The transmitter 20 can be implemented in a variety of different
form factors. In one example, the transmitter 20 can be embodied as
part of a laptop, a point of sale (POS) terminal, an automated
teller machine (ATM), a door or access device, exercise equipment,
or other type of device or infrastructure. In other examples, the
transmitter 20 can be embodied in a wearable form factor, such as
in a smartwatch, patch, strap, clothing (e.g., hats, shoes, gloves,
eyewear, etc.), or other articles.
[0034] The receiver 40 can also be embodied as an embedded device
including a combination of one or more processors, analog and/or
digital processing circuits, memory devices, physical layer
communications devices, input/output devices and related
interfaces, and other related components, in discrete, integrated,
or a combination of discrete and integrated forms. The receiver 40
can also be embodied, at least in part, in software, firmware, or a
combination of software and firmware. The receiver 40 can also be
implemented in a variety of different form factors, similar to
those described above for the transmitter 20. In some cases, the
transmitter 20 and the receiver 40 can be incorporated into the
same infrastructure, device, or article, such as in the same POS or
ATM terminals. In other cases, the transmitter 20 and the receiver
40 can be incorporated into different devices or articles, such as
in two different arm or wristbands.
[0035] As shown in FIG. 2, the transmitter 20 includes a signal
generator 23, a TX controller 24, a communications module 25, and
device interfaces 26. The receiver 40 includes a signal receiver
43, an RX controller 44, a communications module 47, and device
interfaces 48. The RX controller 44 includes an authentication
engine 45 and a channel fingerprint memory 46. Although not shown
in FIG. 2, the transmitter 20 and the receiver 40 can include other
components not illustrated, such as batteries, display devices,
user interfaces, sensors (e.g., heart rate, inertia, orientation,
humidity, etc.), memory devices, etc. The operation of the
components of the transmitter 20 and the receiver 40 are described
in further detail below.
[0036] The network 110 is one example of a communications channel
and can include the Internet, intranets, extranets, wide area
networks (WANs), local area networks (LANs), wired networks,
wireless networks, cable networks, satellite networks, other
suitable networks, or any combinations thereof. As one example, one
or more of the transmitter 20, the receiver 40, and the computing
environment 120 can be respectively coupled to one or more public
or private LANs or WANs and, in turn, to the Internet for
communication of data among each other. Although not shown in FIG.
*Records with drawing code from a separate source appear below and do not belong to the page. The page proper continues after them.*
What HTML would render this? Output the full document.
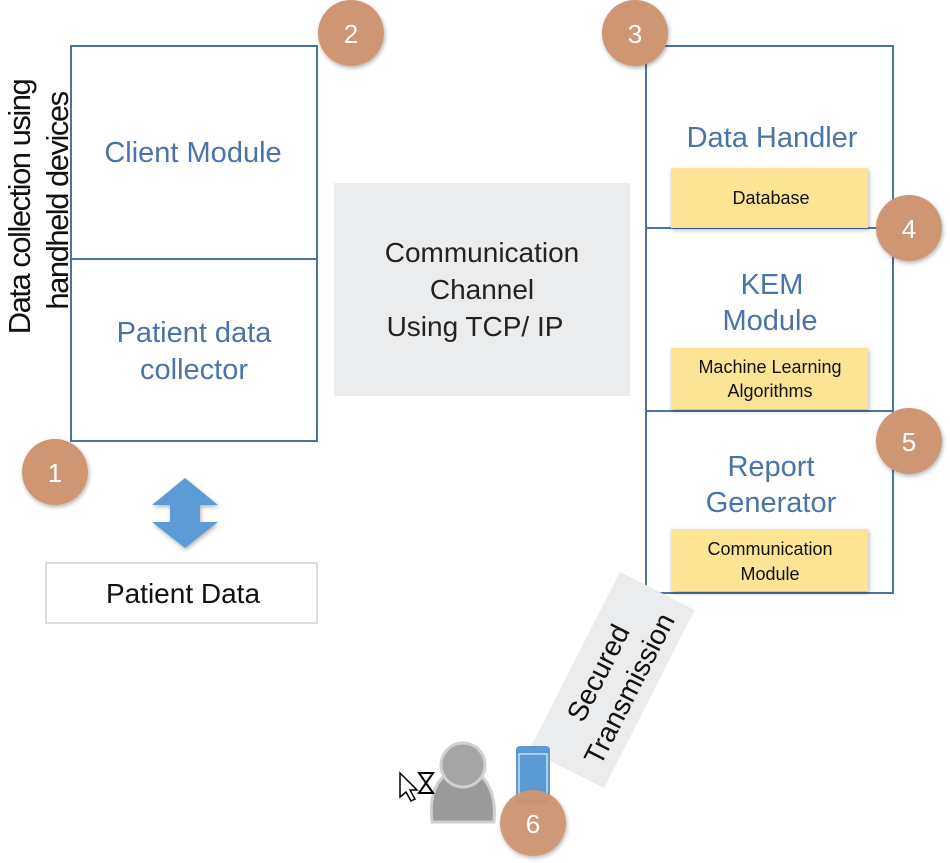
<!DOCTYPE html>
<html><head><style>body{margin:0;background:#fff}svg{display:block}</style></head>
<body>
<svg width="950" height="863" viewBox="0 0 950 863" xmlns="http://www.w3.org/2000/svg" font-family="Liberation Sans, sans-serif">
<defs><filter id="sh" x="-30%" y="-30%" width="160%" height="160%"><feDropShadow dx="1" dy="2" stdDeviation="2" flood-opacity="0.3"/></filter></defs>
<rect x="334" y="183" width="296" height="213" fill="#ebeced"/>
<text font-size="28" fill="#222" text-anchor="middle"><tspan x="482" y="262">Communication</tspan><tspan x="482" y="299">Channel</tspan><tspan x="475" y="336">Using TCP/ IP</tspan></text>
<rect x="71" y="46" width="246" height="395" fill="#fff" stroke="#4a74a8" stroke-width="2"/>
<line x1="71" y1="259" x2="317" y2="259" stroke="#4a74a8" stroke-width="2"/>
<text font-size="29" fill="#4a74a8" text-anchor="middle"><tspan x="193" y="162">Client Module</tspan><tspan x="194" y="342">Patient data</tspan><tspan x="194" y="379">collector</tspan></text>
<text font-size="31" fill="#111" text-anchor="middle" letter-spacing="-1.5" transform="translate(30,207) rotate(-90)">Data collection using</text>
<text font-size="31" fill="#111" text-anchor="middle" letter-spacing="-1.5" transform="translate(68,201) rotate(-90)">handheld devices</text>
<rect x="646" y="46" width="247" height="547" fill="#fff" stroke="#4a74a8" stroke-width="2"/>
<line x1="646" y1="228" x2="893" y2="228" stroke="#4a74a8" stroke-width="2"/>
<line x1="646" y1="411" x2="893" y2="411" stroke="#4a74a8" stroke-width="2"/>
<text font-size="29" fill="#4a74a8" text-anchor="middle"><tspan x="772" y="147">Data Handler</tspan><tspan x="772" y="294">KEM</tspan><tspan x="770" y="330">Module</tspan><tspan x="771" y="476">Report</tspan><tspan x="771" y="512">Generator</tspan></text>
<g filter="url(#sh)" fill="#fde394">
<rect x="671" y="168" width="197" height="60"/>
<rect x="671" y="348" width="197" height="61"/>
<rect x="671" y="529" width="197" height="62"/>
</g>
<text font-size="18" fill="#111" text-anchor="middle"><tspan x="771" y="204">Database</tspan><tspan x="770" y="373">Machine Learning</tspan><tspan x="770" y="397">Algorithms</tspan><tspan x="770" y="555">Communication</tspan><tspan x="770" y="580">Module</tspan></text>
<rect x="46" y="563" width="271" height="60" fill="#fff" stroke="#ddd" stroke-width="2"/>
<text x="183" y="603" font-size="28" fill="#111" text-anchor="middle">Patient Data</text>
<polygon points="185,478 218,505 200,505 200,522 218,522 185,548 152,522 170,522 170,505 152,505" fill="#5b9bd5" filter="url(#sh)"/>
<g transform="translate(612,680) rotate(-63)">
<rect x="-100" y="-42" width="200" height="84" fill="#ebeced"/>
<text font-size="28" fill="#111" text-anchor="middle"><tspan x="0" y="-6">Secured</tspan><tspan x="0" y="29">Transmission</tspan></text>
</g>
<g>
<path d="M432,822 Q428,790 445,775 Q462,770 480,775 Q497,790 494,822 Z" fill="#9a9a9a" stroke="#d0d0d0" stroke-width="3"/>
<circle cx="463" cy="765" r="22" fill="#a5a5a5" stroke="#d0d0d0" stroke-width="3"/>
</g>
<path d="M400,773 L400,797 L406,792 L411,801 L415,799 L410,790 L417,790 Z" fill="#fff" stroke="#000" stroke-width="1.5"/>
<path d="M419,773 h14 l-7,10 l7,10 h-14 l7,-10 z" fill="#fff" stroke="#000" stroke-width="2"/>
<rect x="516" y="746" width="34" height="58" rx="4" fill="#5b9bd5"/>
<rect x="519" y="754" width="28" height="42" fill="none" stroke="#fff" stroke-width="1"/>
<g fill="#cf9673" filter="url(#sh)">
<circle cx="351" cy="33" r="33"/>
<circle cx="635" cy="33" r="33"/>
<circle cx="909" cy="228" r="33"/>
<circle cx="909" cy="441" r="33"/>
<circle cx="55" cy="472" r="33"/>
<circle cx="533" cy="823" r="33" fill-opacity="0.95"/>
</g>
<text font-size="26" fill="#fff" text-anchor="middle"><tspan x="351" y="43">2</tspan><tspan x="635" y="43">3</tspan><tspan x="909" y="238">4</tspan><tspan x="909" y="451">5</tspan><tspan x="55" y="482">1</tspan><tspan x="533" y="833">6</tspan></text>
</svg>
</body></html>
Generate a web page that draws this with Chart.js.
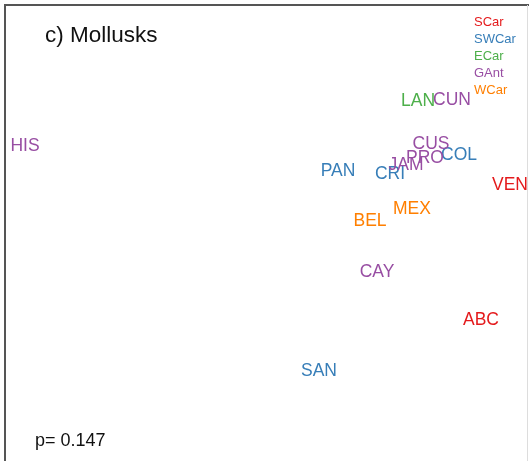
<!DOCTYPE html>
<html>
<head>
<meta charset="utf-8">
<script src="https://cdn.jsdelivr.net/npm/chart.js@4"></script>
<style>
html,body{margin:0;padding:0;background:#fff;}
#wrap{width:529px;height:461px;}
</style>
</head>
<body>
<div id="wrap"><canvas id="c" width="529" height="461"></canvas></div>
<script>
// Site labels and their ordination coordinates
const sites   = ['HIS','LAN','CUN','CUS','PRO','COL','JAM','CRI','PAN','VEN','MEX','BEL','CAY','ABC','SAN'];
const nmds1   = [-0.958,0.614,0.750,0.666,0.642,0.778,0.566,0.502,0.294,0.982,0.590,0.422,0.450,0.866,0.218];
const nmds2   = [0.338,0.518,0.522,0.346,0.290,0.302,0.262,0.226,0.238,0.182,0.086,0.038,-0.166,-0.358,-0.562];
const siteRegion = ['GAnt','ECar','GAnt','GAnt','GAnt','SWCar','GAnt','SWCar','SWCar','SCar','WCar','WCar','GAnt','SCar','SWCar'];
const regionNames  = ['SCar','SWCar','ECar','GAnt','WCar'];
const regionColors = ['#E41A1C','#377EB8','#4DAF4A','#984EA3','#FF7F00'];
const titleText = 'c) Mollusks';
const pText = 'p= 0.147';

const datasets = regionNames.map((r, ri) => {
  const pts = [];
  sites.forEach((s, i) => { if (siteRegion[i] === r) pts.push({x: nmds1[i], y: nmds2[i], label: s}); });
  return { label: r, data: pts, pointRadius: 0, pointHoverRadius: 0, borderColor: regionColors[ri], backgroundColor: regionColors[ri] };
});

const FONT = '"Liberation Sans", Arial, Helvetica, sans-serif';

const textPlugin = {
  id: 'textPlugin',
  afterDatasetsDraw(chart) {
    const ctx = chart.ctx;
    ctx.save();
    // frame
    ctx.strokeStyle = '#555';
    ctx.lineWidth = 2;
    ctx.beginPath();
    ctx.moveTo(5, 461); ctx.lineTo(5, 5); ctx.lineTo(529, 5);
    ctx.stroke();
    ctx.strokeStyle = '#ddd';
    ctx.lineWidth = 1;
    ctx.beginPath();
    ctx.moveTo(527.5, 5); ctx.lineTo(527.5, 461);
    ctx.stroke();

    // site labels
    ctx.textAlign = 'center';
    ctx.textBaseline = 'middle';
    ctx.font = '17.5px ' + FONT;
    chart.data.datasets.forEach((ds, di) => {
      const meta = chart.getDatasetMeta(di);
      ctx.fillStyle = ds.borderColor;
      meta.data.forEach((el, i) => {
        ctx.fillText(ds.data[i].label, el.x, el.y);
      });
    });

    // title
    ctx.fillStyle = '#111';
    ctx.textAlign = 'left';
    ctx.font = '22.5px ' + FONT;
    ctx.fillText(titleText, 45, 36);

    // legend
    ctx.font = '13px ' + FONT;
    regionNames.forEach((r, i) => {
      ctx.fillStyle = regionColors[i];
      ctx.fillText(r, 474, 22 + i * 17);
    });

    // p value
    ctx.fillStyle = '#111';
    ctx.font = '18px ' + FONT;
    ctx.fillText(pText, 35, 441);
    ctx.restore();
  }
};

new Chart(document.getElementById('c'), {
  type: 'scatter',
  data: { datasets },
  options: {
    responsive: false,
    animation: false,
    layout: { padding: 0 },
    plugins: { legend: { display: false }, tooltip: { enabled: false } },
    scales: {
      x: { type: 'linear', display: false, min: -1.058, max: 1.058 },
      y: { type: 'linear', display: false, min: -0.922, max: 0.922 }
    }
  },
  plugins: [textPlugin]
});
</script>
</body>
</html>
2, the network 110 can also include network connections to any
number and type of network hosts or devices, such as website
servers, file servers, cloud computing resources, databases, data
stores, or any other network or computing architectures.
[0037] The computing environment 120 can include, for example, a
server computer or any other system providing computing capability.
Alternatively, the computing environment 120 can employ a plurality
of computing devices that can be arranged, for example, in one or
more server banks, computer banks, or other arrangements. Such
computing devices can be located in a single installation or can be
distributed among many different geographical locations. For
example, the computing environment 120 can include a plurality of
computing devices that together can include a hosted computing
resource, a grid computing resource or any other distributed
computing arrangement. In some cases, the computing environment 120
can correspond to an elastic computing resource where the allotted
capacity of processing, network, storage, or other
computing-related resources can vary over time.
[0038] The computing environment 120 can administer or interface
with the system 10 as described below. Among other functions, the
computing environment 120 can store a database of unique channel
fingerprints for any number of individuals. The computing
environment 120 can also perform one or more steps of
authentication by biometric identification as described below.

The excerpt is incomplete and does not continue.